[Task description]
From the first line of the data down to and including the line with "from matplotlib.patches import Rectangle", copy everything exactly, leaving out pictures.

[Raw data]
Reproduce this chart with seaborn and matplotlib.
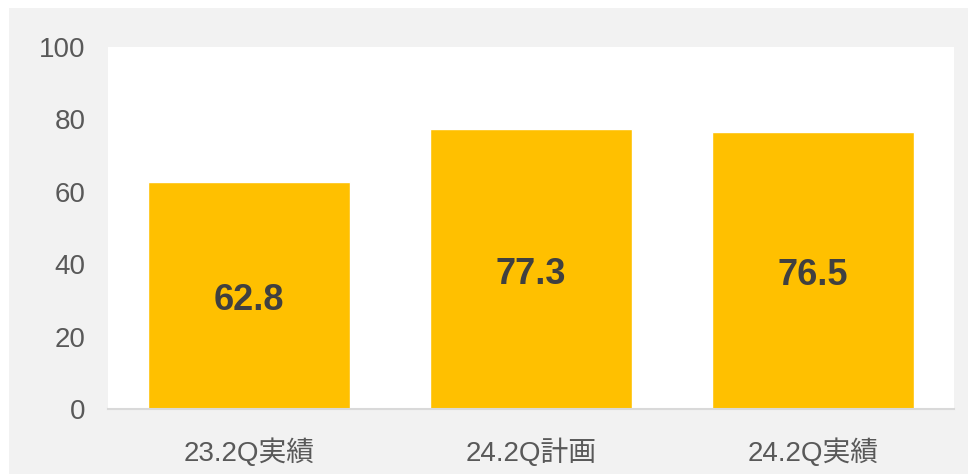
import pandas as pd
import seaborn as sns
import matplotlib.pyplot as plt
from matplotlib.patches import Rectangle

# -------------------------------------------------------------------
# Data
# -------------------------------------------------------------------
categories = ["23.2Q実績", "24.2Q計画", "24.2Q実績"]
values = [62.8, 77.3, 76.5]
y_ticks = [0, 20, 40, 60, 80, 100]

BAR_COLOR = "#FFC000"
PANEL_GRAY = "#F2F2F2"
TICK_COLOR = "#595959"
LABEL_COLOR = "#404040"

sns.set_theme(style="white")
plt.rcParams["font.family"] = ["Liberation Sans", "Noto Sans CJK JP", "DejaVu Sans"]

df = pd.DataFrame({"category": categories, "value": values})

fig = plt.figure(figsize=(9.68, 4.74), dpi=100, facecolor="white")
# grey chart frame behind the plot area
fig.add_artist(
    Rectangle((9 / 968, 0), 1 - 9 / 968, 466 / 474, transform=fig.transFigure,
              facecolor=PANEL_GRAY, edgecolor="none", zorder=-10)
)
ax = fig.add_axes([108 / 968, 65 / 474, 846 / 968, 362 / 474])
ax.set_facecolor("white")

sns.barplot(data=df, x="category", y="value", color=BAR_COLOR, width=0.713,
            saturation=1, ax=ax)

# value labels centred inside bars (baseline shifted so digits sit mid-bar)
for i, v in enumerate(values):
    ax.annotate(f"{v:.1f}", xy=(i, v / 2), xytext=(0, -10.5),
                textcoords="offset points", ha="center", va="baseline",
                fontsize=26, fontweight="bold", color=LABEL_COLOR)

ax.set_ylim(0, 100)
ax.set_yticks(y_ticks)
ax.set_xlabel("")
ax.set_ylabel("")
ax.tick_params(axis="both", length=0, colors=TICK_COLOR, labelsize=20)
ax.tick_params(axis="y", pad=16)
ax.tick_params(axis="x", pad=21)
for side in ["top", "right", "left"]:
    ax.spines[side].set_visible(False)
ax.spines["bottom"].set_color("#D9D9D9")
ax.spines["bottom"].set_linewidth(1.5)

fig.savefig("out.png", dpi=100, facecolor=fig.get_facecolor())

[Answer to this task]
Reproduce this chart with seaborn and matplotlib.
import pandas as pd
import seaborn as sns
import matplotlib.pyplot as plt
from matplotlib.patches import Rectangle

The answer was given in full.